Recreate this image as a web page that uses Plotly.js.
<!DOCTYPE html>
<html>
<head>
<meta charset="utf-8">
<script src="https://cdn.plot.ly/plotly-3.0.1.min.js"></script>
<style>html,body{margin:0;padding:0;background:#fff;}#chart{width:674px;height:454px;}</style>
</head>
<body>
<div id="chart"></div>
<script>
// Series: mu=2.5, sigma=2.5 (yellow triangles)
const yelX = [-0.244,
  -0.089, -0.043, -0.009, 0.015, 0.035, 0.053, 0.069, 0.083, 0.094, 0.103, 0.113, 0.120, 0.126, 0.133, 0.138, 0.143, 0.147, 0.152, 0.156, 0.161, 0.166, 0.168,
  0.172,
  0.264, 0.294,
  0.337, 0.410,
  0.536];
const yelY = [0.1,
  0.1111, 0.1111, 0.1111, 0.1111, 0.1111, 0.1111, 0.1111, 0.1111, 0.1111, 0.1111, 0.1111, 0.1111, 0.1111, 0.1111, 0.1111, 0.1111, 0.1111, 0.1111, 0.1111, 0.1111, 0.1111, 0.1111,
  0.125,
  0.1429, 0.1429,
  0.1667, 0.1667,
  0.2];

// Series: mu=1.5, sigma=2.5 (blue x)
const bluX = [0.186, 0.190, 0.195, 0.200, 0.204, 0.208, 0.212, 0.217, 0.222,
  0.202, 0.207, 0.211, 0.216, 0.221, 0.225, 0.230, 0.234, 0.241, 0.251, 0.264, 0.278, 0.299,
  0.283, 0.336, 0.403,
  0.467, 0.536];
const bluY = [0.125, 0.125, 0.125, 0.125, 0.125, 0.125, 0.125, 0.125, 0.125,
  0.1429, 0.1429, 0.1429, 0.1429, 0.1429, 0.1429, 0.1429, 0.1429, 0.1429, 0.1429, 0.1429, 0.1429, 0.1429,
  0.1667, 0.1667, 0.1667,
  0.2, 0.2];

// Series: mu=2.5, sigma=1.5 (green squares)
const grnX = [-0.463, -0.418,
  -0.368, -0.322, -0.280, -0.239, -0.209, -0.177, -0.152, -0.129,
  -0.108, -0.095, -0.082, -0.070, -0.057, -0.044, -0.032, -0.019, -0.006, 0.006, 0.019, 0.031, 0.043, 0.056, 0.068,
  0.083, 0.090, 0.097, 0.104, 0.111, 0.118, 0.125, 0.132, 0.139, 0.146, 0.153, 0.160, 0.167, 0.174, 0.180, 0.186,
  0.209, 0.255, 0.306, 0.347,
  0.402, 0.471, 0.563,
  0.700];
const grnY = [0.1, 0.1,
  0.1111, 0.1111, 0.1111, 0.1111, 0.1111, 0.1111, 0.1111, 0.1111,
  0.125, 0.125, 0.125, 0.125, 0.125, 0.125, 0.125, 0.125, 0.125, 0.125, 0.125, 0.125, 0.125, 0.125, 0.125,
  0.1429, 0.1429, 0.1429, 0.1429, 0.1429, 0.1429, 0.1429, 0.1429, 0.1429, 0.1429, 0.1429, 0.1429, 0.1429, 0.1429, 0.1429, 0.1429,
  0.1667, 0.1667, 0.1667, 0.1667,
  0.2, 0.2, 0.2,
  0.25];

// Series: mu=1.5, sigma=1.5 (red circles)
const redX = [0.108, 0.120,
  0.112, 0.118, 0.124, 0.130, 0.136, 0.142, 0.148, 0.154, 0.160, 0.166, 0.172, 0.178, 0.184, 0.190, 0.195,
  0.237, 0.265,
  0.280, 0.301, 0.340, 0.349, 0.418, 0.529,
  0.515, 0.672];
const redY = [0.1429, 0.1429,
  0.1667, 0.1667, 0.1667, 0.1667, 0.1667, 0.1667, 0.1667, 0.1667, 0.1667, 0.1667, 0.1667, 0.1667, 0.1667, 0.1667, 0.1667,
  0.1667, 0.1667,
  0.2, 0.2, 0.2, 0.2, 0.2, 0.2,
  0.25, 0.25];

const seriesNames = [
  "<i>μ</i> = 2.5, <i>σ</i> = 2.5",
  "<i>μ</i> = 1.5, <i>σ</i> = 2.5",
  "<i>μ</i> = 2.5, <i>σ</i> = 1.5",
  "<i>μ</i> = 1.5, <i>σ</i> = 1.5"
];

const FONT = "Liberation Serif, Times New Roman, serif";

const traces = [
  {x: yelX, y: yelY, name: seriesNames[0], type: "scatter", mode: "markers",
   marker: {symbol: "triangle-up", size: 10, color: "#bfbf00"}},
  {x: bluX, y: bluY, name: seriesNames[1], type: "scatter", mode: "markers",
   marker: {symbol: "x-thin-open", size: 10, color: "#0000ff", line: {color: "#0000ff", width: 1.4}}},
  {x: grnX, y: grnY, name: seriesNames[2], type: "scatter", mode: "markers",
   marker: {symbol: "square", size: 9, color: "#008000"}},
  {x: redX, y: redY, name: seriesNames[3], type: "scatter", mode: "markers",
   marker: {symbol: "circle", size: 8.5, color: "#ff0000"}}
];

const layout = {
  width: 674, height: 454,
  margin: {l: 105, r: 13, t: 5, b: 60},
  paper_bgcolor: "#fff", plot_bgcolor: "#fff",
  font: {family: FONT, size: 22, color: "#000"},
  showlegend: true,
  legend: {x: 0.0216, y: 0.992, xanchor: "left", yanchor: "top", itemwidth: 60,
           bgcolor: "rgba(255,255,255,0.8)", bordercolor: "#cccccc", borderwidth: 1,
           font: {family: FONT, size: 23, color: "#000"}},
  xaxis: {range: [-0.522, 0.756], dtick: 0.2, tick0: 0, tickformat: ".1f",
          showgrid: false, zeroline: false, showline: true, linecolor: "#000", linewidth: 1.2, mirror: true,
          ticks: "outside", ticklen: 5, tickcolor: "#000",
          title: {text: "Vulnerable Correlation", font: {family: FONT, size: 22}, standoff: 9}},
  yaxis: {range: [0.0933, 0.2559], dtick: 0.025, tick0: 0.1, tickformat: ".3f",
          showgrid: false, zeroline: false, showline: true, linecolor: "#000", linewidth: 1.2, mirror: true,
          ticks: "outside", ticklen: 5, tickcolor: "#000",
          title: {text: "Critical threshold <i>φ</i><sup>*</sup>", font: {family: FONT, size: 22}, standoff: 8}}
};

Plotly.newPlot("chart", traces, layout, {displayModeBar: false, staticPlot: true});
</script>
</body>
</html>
☆ ☆ ☆ ☆ ☆
• Your task
Please reproduce each line exactly as written.

• Output for this exercise
Recreate this image as a web page that uses Plotly.js.
<!DOCTYPE html>
<html>
<head>
<meta charset="utf-8">
<script src="https://cdn.plot.ly/plotly-3.0.1.min.js"></script>
<style>html,body{margin:0;padding:0;background:#fff;}#chart{width:674px;height:454px;}</style>
</head>
<body>
<div id="chart"></div>
<script>
// Series: mu=2.5, sigma=2.5 (yellow triangles)
const yelX = [-0.244,
  -0.089, -0.043, -0.009, 0.015, 0.035, 0.053, 0.069, 0.083, 0.094, 0.103, 0.113, 0.120, 0.126, 0.133, 0.138, 0.143, 0.147, 0.152, 0.156, 0.161, 0.166, 0.168,
  0.172,
  0.264, 0.294,
  0.337, 0.410,
  0.536];
const yelY = [0.1,
  0.1111, 0.1111, 0.1111, 0.1111, 0.1111, 0.1111, 0.1111, 0.1111, 0.1111, 0.1111, 0.1111, 0.1111, 0.1111, 0.1111, 0.1111, 0.1111, 0.1111, 0.1111, 0.1111, 0.1111, 0.1111, 0.1111,
  0.125,
  0.1429, 0.1429,
  0.1667, 0.1667,
  0.2];

// Series: mu=1.5, sigma=2.5 (blue x)
const bluX = [0.186, 0.190, 0.195, 0.200, 0.204, 0.208, 0.212, 0.217, 0.222,
  0.202, 0.207, 0.211, 0.216, 0.221, 0.225, 0.230, 0.234, 0.241, 0.251, 0.264, 0.278, 0.299,
  0.283, 0.336, 0.403,
  0.467, 0.536];
const bluY = [0.125, 0.125, 0.125, 0.125, 0.125, 0.125, 0.125, 0.125, 0.125,
  0.1429, 0.1429, 0.1429, 0.1429, 0.1429, 0.1429, 0.1429, 0.1429, 0.1429, 0.1429, 0.1429, 0.1429, 0.1429,
  0.1667, 0.1667, 0.1667,
  0.2, 0.2];

// Series: mu=2.5, sigma=1.5 (green squares)
const grnX = [-0.463, -0.418,
  -0.368, -0.322, -0.280, -0.239, -0.209, -0.177, -0.152, -0.129,
  -0.108, -0.095, -0.082, -0.070, -0.057, -0.044, -0.032, -0.019, -0.006, 0.006, 0.019, 0.031, 0.043, 0.056, 0.068,
  0.083, 0.090, 0.097, 0.104, 0.111, 0.118, 0.125, 0.132, 0.139, 0.146, 0.153, 0.160, 0.167, 0.174, 0.180, 0.186,
  0.209, 0.255, 0.306, 0.347,
  0.402, 0.471, 0.563,
  0.700];
const grnY = [0.1, 0.1,
  0.1111, 0.1111, 0.1111, 0.1111, 0.1111, 0.1111, 0.1111, 0.1111,
  0.125, 0.125, 0.125, 0.125, 0.125, 0.125, 0.125, 0.125, 0.125, 0.125, 0.125, 0.125, 0.125, 0.125, 0.125,
  0.1429, 0.1429, 0.1429, 0.1429, 0.1429, 0.1429, 0.1429, 0.1429, 0.1429, 0.1429, 0.1429, 0.1429, 0.1429, 0.1429, 0.1429, 0.1429,
  0.1667, 0.1667, 0.1667, 0.1667,
  0.2, 0.2, 0.2,
  0.25];

// Series: mu=1.5, sigma=1.5 (red circles)
const redX = [0.108, 0.120,
  0.112, 0.118, 0.124, 0.130, 0.136, 0.142, 0.148, 0.154, 0.160, 0.166, 0.172, 0.178, 0.184, 0.190, 0.195,
  0.237, 0.265,
  0.280, 0.301, 0.340, 0.349, 0.418, 0.529,
  0.515, 0.672];
const redY = [0.1429, 0.1429,
  0.1667, 0.1667, 0.1667, 0.1667, 0.1667, 0.1667, 0.1667, 0.1667, 0.1667, 0.1667, 0.1667, 0.1667, 0.1667, 0.1667, 0.1667,
  0.1667, 0.1667,
  0.2, 0.2, 0.2, 0.2, 0.2, 0.2,
  0.25, 0.25];

const seriesNames = [
  "<i>μ</i> = 2.5, <i>σ</i> = 2.5",
  "<i>μ</i> = 1.5, <i>σ</i> = 2.5",
  "<i>μ</i> = 2.5, <i>σ</i> = 1.5",
  "<i>μ</i> = 1.5, <i>σ</i> = 1.5"
];

const FONT = "Liberation Serif, Times New Roman, serif";

const traces = [
  {x: yelX, y: yelY, name: seriesNames[0], type: "scatter", mode: "markers",
   marker: {symbol: "triangle-up", size: 10, color: "#bfbf00"}},
  {x: bluX, y: bluY, name: seriesNames[1], type: "scatter", mode: "markers",
   marker: {symbol: "x-thin-open", size: 10, color: "#0000ff", line: {color: "#0000ff", width: 1.4}}},
  {x: grnX, y: grnY, name: seriesNames[2], type: "scatter", mode: "markers",
   marker: {symbol: "square", size: 9, color: "#008000"}},
  {x: redX, y: redY, name: seriesNames[3], type: "scatter", mode: "markers",
   marker: {symbol: "circle", size: 8.5, color: "#ff0000"}}
];

const layout = {
  width: 674, height: 454,
  margin: {l: 105, r: 13, t: 5, b: 60},
  paper_bgcolor: "#fff", plot_bgcolor: "#fff",
  font: {family: FONT, size: 22, color: "#000"},
  showlegend: true,
  legend: {x: 0.0216, y: 0.992, xanchor: "left", yanchor: "top", itemwidth: 60,
           bgcolor: "rgba(255,255,255,0.8)", bordercolor: "#cccccc", borderwidth: 1,
           font: {family: FONT, size: 23, color: "#000"}},
  xaxis: {range: [-0.522, 0.756], dtick: 0.2, tick0: 0, tickformat: ".1f",
          showgrid: false, zeroline: false, showline: true, linecolor: "#000", linewidth: 1.2, mirror: true,
          ticks: "outside", ticklen: 5, tickcolor: "#000",
          title: {text: "Vulnerable Correlation", font: {family: FONT, size: 22}, standoff: 9}},
  yaxis: {range: [0.0933, 0.2559], dtick: 0.025, tick0: 0.1, tickformat: ".3f",
          showgrid: false, zeroline: false, showline: true, linecolor: "#000", linewidth: 1.2, mirror: true,
          ticks: "outside", ticklen: 5, tickcolor: "#000",
          title: {text: "Critical threshold <i>φ</i><sup>*</sup>", font: {family: FONT, size: 22}, standoff: 8}}
};

Plotly.newPlot("chart", traces, layout, {displayModeBar: false, staticPlot: true});
</script>
</body>
</html>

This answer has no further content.